▸ DATA LINES:

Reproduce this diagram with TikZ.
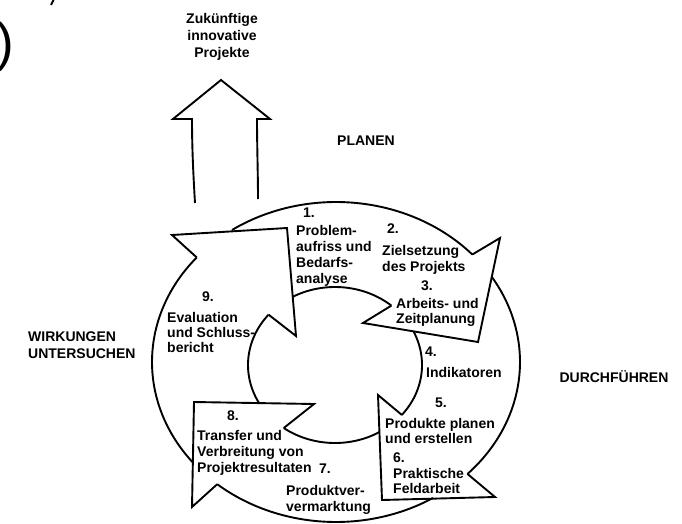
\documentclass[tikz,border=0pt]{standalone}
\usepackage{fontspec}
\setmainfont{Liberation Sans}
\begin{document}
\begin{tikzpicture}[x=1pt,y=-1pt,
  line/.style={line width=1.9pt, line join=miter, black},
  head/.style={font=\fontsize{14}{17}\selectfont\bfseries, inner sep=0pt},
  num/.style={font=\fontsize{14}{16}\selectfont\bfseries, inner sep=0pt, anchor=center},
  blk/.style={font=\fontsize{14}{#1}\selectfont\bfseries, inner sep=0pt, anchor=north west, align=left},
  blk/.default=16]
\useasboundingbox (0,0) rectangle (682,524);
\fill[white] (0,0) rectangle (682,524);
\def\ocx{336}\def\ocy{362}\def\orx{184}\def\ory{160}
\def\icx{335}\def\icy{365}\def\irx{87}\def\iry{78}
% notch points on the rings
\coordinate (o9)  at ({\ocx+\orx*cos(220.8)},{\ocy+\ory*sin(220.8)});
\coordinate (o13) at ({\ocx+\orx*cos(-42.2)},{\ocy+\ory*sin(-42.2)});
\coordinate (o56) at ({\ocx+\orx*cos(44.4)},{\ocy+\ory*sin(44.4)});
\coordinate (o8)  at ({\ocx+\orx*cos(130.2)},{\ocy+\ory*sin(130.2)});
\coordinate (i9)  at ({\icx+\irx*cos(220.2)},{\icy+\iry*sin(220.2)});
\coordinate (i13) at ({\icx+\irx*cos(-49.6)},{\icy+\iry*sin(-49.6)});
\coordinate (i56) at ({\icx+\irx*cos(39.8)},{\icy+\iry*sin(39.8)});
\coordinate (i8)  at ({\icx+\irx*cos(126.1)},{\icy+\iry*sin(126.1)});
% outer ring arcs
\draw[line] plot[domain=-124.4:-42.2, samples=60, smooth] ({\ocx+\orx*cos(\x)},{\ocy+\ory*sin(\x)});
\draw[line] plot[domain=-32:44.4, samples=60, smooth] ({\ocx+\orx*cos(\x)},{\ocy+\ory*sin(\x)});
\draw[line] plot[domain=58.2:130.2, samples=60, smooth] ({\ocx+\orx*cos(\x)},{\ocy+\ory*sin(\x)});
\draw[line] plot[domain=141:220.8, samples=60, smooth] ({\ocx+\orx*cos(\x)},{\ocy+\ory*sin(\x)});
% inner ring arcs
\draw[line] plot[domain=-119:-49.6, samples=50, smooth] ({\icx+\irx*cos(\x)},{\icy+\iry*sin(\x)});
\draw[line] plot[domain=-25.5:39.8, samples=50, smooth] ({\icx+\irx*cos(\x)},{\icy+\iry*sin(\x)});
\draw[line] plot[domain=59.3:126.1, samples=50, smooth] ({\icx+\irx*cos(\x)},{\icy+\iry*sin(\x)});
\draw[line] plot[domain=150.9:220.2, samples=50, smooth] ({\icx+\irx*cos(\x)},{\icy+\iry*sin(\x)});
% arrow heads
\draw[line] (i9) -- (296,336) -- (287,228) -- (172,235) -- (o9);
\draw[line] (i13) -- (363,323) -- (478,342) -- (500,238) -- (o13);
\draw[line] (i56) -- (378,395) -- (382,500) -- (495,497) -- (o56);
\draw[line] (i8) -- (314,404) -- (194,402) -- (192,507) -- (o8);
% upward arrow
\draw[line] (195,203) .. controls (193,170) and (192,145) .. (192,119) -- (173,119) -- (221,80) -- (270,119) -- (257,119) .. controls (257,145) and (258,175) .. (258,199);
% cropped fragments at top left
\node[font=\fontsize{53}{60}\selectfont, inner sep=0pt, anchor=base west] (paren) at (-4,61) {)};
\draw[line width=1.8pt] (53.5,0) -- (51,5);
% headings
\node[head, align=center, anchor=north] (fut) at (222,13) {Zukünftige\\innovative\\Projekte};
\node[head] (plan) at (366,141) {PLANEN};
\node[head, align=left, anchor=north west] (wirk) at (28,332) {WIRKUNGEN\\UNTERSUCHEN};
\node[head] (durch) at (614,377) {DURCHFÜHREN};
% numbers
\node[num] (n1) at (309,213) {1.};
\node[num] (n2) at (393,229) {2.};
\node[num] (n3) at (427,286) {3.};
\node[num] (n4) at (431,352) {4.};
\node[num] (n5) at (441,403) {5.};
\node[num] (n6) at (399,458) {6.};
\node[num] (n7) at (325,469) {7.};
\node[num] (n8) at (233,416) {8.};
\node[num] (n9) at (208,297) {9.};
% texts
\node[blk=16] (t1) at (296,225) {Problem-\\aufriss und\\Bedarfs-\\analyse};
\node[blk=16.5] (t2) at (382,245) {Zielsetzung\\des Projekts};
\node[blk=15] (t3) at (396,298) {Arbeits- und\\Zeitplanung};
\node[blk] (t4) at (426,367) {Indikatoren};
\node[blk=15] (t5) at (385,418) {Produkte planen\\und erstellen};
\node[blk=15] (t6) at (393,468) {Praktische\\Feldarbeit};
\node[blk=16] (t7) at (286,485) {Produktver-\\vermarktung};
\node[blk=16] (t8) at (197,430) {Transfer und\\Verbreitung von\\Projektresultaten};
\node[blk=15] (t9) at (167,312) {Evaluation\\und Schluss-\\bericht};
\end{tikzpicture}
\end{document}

▸ DIRECTION:
Reproduce every line of the material precisely, omitting its pictures.

▸ RESULT OF THIS EXERCISE:
Reproduce this diagram with TikZ.
\documentclass[tikz,border=0pt]{standalone}
\usepackage{fontspec}
\setmainfont{Liberation Sans}
\begin{document}
\begin{tikzpicture}[x=1pt,y=-1pt,
  line/.style={line width=1.9pt, line join=miter, black},
  head/.style={font=\fontsize{14}{17}\selectfont\bfseries, inner sep=0pt},
  num/.style={font=\fontsize{14}{16}\selectfont\bfseries, inner sep=0pt, anchor=center},
  blk/.style={font=\fontsize{14}{#1}\selectfont\bfseries, inner sep=0pt, anchor=north west, align=left},
  blk/.default=16]
\useasboundingbox (0,0) rectangle (682,524);
\fill[white] (0,0) rectangle (682,524);
\def\ocx{336}\def\ocy{362}\def\orx{184}\def\ory{160}
\def\icx{335}\def\icy{365}\def\irx{87}\def\iry{78}
% notch points on the rings
\coordinate (o9)  at ({\ocx+\orx*cos(220.8)},{\ocy+\ory*sin(220.8)});
\coordinate (o13) at ({\ocx+\orx*cos(-42.2)},{\ocy+\ory*sin(-42.2)});
\coordinate (o56) at ({\ocx+\orx*cos(44.4)},{\ocy+\ory*sin(44.4)});
\coordinate (o8)  at ({\ocx+\orx*cos(130.2)},{\ocy+\ory*sin(130.2)});
\coordinate (i9)  at ({\icx+\irx*cos(220.2)},{\icy+\iry*sin(220.2)});
\coordinate (i13) at ({\icx+\irx*cos(-49.6)},{\icy+\iry*sin(-49.6)});
\coordinate (i56) at ({\icx+\irx*cos(39.8)},{\icy+\iry*sin(39.8)});
\coordinate (i8)  at ({\icx+\irx*cos(126.1)},{\icy+\iry*sin(126.1)});
% outer ring arcs
\draw[line] plot[domain=-124.4:-42.2, samples=60, smooth] ({\ocx+\orx*cos(\x)},{\ocy+\ory*sin(\x)});
\draw[line] plot[domain=-32:44.4, samples=60, smooth] ({\ocx+\orx*cos(\x)},{\ocy+\ory*sin(\x)});
\draw[line] plot[domain=58.2:130.2, samples=60, smooth] ({\ocx+\orx*cos(\x)},{\ocy+\ory*sin(\x)});
\draw[line] plot[domain=141:220.8, samples=60, smooth] ({\ocx+\orx*cos(\x)},{\ocy+\ory*sin(\x)});
% inner ring arcs
\draw[line] plot[domain=-119:-49.6, samples=50, smooth] ({\icx+\irx*cos(\x)},{\icy+\iry*sin(\x)});
\draw[line] plot[domain=-25.5:39.8, samples=50, smooth] ({\icx+\irx*cos(\x)},{\icy+\iry*sin(\x)});
\draw[line] plot[domain=59.3:126.1, samples=50, smooth] ({\icx+\irx*cos(\x)},{\icy+\iry*sin(\x)});
\draw[line] plot[domain=150.9:220.2, samples=50, smooth] ({\icx+\irx*cos(\x)},{\icy+\iry*sin(\x)});
% arrow heads
\draw[line] (i9) -- (296,336) -- (287,228) -- (172,235) -- (o9);
\draw[line] (i13) -- (363,323) -- (478,342) -- (500,238) -- (o13);
\draw[line] (i56) -- (378,395) -- (382,500) -- (495,497) -- (o56);
\draw[line] (i8) -- (314,404) -- (194,402) -- (192,507) -- (o8);
% upward arrow
\draw[line] (195,203) .. controls (193,170) and (192,145) .. (192,119) -- (173,119) -- (221,80) -- (270,119) -- (257,119) .. controls (257,145) and (258,175) .. (258,199);
% cropped fragments at top left
\node[font=\fontsize{53}{60}\selectfont, inner sep=0pt, anchor=base west] (paren) at (-4,61) {)};
\draw[line width=1.8pt] (53.5,0) -- (51,5);
% headings
\node[head, align=center, anchor=north] (fut) at (222,13) {Zukünftige\\innovative\\Projekte};
\node[head] (plan) at (366,141) {PLANEN};
\node[head, align=left, anchor=north west] (wirk) at (28,332) {WIRKUNGEN\\UNTERSUCHEN};
\node[head] (durch) at (614,377) {DURCHFÜHREN};
% numbers
\node[num] (n1) at (309,213) {1.};
\node[num] (n2) at (393,229) {2.};
\node[num] (n3) at (427,286) {3.};
\node[num] (n4) at (431,352) {4.};
\node[num] (n5) at (441,403) {5.};
\node[num] (n6) at (399,458) {6.};
\node[num] (n7) at (325,469) {7.};
\node[num] (n8) at (233,416) {8.};
\node[num] (n9) at (208,297) {9.};
% texts
\node[blk=16] (t1) at (296,225) {Problem-\\aufriss und\\Bedarfs-\\analyse};
\node[blk=16.5] (t2) at (382,245) {Zielsetzung\\des Projekts};
\node[blk=15] (t3) at (396,298) {Arbeits- und\\Zeitplanung};
\node[blk] (t4) at (426,367) {Indikatoren};
\node[blk=15] (t5) at (385,418) {Produkte planen\\und erstellen};
\node[blk=15] (t6) at (393,468) {Praktische\\Feldarbeit};
\node[blk=16] (t7) at (286,485) {Produktver-\\vermarktung};
\node[blk=16] (t8) at (197,430) {Transfer und\\Verbreitung von\\Projektresultaten};
\node[blk=15] (t9) at (167,312) {Evaluation\\und Schluss-\\bericht};
\end{tikzpicture}
\end{document}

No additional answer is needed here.